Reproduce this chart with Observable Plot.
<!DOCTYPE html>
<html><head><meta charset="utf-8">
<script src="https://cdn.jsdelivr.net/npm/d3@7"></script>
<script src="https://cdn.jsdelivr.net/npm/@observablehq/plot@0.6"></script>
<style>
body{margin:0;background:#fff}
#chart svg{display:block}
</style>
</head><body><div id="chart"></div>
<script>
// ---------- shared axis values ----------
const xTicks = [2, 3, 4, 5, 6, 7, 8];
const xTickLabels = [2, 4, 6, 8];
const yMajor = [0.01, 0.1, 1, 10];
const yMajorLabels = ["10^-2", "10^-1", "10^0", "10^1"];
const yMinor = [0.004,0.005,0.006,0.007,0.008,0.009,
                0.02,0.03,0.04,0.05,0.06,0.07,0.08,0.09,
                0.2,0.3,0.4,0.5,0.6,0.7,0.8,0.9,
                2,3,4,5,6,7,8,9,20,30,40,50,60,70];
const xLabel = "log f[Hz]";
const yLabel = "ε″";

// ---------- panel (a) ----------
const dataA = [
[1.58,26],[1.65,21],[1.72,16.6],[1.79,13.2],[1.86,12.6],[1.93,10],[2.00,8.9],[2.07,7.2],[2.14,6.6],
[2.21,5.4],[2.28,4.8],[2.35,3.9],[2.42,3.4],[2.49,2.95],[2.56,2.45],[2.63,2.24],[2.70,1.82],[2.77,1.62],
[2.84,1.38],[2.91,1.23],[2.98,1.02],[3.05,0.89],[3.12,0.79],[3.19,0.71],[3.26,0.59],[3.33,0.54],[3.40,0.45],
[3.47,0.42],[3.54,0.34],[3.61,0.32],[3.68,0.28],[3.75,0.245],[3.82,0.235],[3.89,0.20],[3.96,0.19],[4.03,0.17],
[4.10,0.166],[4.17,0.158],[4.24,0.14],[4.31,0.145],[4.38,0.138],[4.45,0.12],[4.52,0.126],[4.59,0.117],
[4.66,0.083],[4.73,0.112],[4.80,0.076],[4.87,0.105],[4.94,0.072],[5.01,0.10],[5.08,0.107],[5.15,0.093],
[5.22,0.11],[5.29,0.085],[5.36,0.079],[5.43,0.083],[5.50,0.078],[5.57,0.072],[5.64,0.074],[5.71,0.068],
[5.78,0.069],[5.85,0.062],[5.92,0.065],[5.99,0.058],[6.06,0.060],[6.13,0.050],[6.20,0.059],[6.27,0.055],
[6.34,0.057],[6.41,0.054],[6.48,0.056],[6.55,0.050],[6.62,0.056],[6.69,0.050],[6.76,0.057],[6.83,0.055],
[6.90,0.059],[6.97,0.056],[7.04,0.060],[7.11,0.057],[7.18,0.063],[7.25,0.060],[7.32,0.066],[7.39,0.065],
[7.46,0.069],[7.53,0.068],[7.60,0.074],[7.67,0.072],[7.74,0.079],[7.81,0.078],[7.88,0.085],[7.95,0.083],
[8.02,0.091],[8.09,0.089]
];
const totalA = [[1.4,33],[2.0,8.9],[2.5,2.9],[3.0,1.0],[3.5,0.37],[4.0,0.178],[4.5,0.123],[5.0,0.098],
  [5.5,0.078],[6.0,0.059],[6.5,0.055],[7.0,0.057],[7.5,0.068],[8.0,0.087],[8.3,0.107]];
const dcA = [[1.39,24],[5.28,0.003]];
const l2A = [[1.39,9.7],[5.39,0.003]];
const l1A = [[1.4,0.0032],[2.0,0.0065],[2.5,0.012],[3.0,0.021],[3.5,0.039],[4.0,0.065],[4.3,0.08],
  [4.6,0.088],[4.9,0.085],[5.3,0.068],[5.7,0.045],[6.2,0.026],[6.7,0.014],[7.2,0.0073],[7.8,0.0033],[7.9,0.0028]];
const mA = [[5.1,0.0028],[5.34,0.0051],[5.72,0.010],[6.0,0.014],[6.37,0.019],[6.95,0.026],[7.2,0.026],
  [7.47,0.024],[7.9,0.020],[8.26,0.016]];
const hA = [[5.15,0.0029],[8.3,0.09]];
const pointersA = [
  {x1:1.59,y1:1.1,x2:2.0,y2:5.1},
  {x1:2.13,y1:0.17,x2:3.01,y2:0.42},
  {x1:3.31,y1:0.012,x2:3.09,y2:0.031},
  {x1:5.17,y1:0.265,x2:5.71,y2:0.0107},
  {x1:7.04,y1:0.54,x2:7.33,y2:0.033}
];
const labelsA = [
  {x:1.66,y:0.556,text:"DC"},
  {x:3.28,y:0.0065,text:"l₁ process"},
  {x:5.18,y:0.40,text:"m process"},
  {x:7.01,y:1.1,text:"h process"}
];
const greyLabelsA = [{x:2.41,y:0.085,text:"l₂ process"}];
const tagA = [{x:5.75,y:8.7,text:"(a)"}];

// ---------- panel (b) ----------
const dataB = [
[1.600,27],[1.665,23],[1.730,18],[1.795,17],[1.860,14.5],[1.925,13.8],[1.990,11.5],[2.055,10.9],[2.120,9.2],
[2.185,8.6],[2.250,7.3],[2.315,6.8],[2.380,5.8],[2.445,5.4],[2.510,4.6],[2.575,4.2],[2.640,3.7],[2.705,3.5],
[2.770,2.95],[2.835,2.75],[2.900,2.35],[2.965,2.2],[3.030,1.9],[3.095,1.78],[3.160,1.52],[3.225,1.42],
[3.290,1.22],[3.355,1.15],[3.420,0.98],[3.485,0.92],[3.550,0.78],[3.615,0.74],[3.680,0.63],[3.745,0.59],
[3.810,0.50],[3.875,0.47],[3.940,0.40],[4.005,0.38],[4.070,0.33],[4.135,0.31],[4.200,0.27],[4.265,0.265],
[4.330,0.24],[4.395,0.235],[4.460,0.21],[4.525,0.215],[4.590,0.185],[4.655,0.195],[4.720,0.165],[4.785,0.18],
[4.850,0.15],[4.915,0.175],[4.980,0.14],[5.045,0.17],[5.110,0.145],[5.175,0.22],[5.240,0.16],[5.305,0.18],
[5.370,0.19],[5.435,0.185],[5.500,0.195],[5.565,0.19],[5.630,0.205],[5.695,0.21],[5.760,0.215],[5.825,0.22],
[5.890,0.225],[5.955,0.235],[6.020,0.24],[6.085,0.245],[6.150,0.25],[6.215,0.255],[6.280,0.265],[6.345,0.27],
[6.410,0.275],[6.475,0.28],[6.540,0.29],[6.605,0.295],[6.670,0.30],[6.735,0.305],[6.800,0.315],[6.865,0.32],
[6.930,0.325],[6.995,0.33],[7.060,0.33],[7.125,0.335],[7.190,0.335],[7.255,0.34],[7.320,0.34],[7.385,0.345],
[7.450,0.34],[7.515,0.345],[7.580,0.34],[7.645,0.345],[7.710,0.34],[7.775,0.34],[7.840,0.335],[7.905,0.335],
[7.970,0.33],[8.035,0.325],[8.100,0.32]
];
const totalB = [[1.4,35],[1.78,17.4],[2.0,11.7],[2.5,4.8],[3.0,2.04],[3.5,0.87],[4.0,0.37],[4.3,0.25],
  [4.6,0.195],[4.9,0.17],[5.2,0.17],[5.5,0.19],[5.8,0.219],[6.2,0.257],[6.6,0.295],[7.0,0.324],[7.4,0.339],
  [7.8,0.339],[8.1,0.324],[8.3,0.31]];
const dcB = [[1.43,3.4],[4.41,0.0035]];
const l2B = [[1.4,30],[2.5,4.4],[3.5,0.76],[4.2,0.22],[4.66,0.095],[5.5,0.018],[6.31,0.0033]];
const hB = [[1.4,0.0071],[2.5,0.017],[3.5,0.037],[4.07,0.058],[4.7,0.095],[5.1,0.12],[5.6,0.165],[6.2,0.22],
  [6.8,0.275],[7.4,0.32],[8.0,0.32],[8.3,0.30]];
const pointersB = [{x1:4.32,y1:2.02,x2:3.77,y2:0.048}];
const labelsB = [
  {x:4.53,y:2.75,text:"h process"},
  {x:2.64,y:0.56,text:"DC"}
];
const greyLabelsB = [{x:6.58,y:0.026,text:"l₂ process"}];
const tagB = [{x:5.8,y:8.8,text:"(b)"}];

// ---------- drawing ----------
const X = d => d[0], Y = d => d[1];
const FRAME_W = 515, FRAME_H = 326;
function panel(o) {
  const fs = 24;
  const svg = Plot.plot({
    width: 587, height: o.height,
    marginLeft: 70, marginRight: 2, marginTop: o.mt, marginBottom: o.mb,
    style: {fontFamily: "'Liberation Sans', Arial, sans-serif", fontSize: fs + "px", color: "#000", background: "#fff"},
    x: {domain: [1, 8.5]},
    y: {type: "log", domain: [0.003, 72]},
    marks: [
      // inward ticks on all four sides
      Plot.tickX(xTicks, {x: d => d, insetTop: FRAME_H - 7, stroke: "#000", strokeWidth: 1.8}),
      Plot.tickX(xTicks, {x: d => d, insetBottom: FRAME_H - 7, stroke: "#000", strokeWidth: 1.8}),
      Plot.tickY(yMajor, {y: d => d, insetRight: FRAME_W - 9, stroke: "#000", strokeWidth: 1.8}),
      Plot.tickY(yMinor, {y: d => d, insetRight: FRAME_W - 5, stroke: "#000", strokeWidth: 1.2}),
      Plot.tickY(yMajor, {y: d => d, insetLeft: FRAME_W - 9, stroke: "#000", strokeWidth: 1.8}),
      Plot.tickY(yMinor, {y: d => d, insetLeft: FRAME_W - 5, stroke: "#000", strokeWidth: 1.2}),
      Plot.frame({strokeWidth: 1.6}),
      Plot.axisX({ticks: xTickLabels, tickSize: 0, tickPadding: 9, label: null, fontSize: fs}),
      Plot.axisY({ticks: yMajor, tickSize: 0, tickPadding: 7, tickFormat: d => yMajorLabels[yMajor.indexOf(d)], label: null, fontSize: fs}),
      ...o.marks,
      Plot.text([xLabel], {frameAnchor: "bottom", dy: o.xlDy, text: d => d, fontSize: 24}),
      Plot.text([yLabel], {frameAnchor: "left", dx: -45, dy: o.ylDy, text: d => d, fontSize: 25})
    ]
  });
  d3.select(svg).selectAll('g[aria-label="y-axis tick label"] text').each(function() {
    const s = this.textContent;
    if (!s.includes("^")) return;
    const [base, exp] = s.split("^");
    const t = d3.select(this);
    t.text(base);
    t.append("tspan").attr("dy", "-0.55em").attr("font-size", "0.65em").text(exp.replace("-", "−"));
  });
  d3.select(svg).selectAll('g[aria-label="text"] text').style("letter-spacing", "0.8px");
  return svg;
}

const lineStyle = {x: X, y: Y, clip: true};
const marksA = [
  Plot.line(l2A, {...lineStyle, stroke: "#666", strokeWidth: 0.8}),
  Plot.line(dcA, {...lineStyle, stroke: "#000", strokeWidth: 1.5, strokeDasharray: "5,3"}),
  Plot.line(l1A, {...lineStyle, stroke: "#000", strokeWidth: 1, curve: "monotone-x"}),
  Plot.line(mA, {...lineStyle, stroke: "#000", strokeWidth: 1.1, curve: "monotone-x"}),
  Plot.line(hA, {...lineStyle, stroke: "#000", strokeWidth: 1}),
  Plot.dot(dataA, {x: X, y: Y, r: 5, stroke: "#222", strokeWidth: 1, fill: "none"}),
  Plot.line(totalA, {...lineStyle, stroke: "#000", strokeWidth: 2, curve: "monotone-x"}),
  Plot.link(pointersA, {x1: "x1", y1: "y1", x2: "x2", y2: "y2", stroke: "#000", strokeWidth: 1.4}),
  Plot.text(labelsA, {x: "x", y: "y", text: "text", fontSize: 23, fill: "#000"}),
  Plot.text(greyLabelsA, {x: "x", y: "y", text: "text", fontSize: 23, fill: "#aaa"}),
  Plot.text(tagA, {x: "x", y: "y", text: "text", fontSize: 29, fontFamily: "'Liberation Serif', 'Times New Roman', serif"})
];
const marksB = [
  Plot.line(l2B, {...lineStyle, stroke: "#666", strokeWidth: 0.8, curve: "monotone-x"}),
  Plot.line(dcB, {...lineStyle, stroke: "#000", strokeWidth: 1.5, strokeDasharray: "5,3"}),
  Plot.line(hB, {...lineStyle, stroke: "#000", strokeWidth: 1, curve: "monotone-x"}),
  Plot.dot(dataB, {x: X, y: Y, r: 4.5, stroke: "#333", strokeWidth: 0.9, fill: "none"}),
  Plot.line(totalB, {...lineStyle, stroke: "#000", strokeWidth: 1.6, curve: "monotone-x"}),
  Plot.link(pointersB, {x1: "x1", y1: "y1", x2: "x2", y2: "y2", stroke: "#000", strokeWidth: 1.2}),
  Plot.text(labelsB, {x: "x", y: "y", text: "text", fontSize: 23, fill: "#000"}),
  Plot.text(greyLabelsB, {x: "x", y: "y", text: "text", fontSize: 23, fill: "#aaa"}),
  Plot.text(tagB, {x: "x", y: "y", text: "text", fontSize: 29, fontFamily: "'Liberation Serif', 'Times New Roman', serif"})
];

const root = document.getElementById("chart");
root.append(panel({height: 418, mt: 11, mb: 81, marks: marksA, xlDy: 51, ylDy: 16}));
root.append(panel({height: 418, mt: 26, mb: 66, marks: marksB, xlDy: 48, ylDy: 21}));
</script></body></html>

* _Set exercise_: Identify the lines that contain the string "chart", and copy every one of them.

* _Solution for this task_:
Reproduce this chart with Observable Plot.
#chart svg{display:block}
</head><body><div id="chart"></div>
const root = document.getElementById("chart");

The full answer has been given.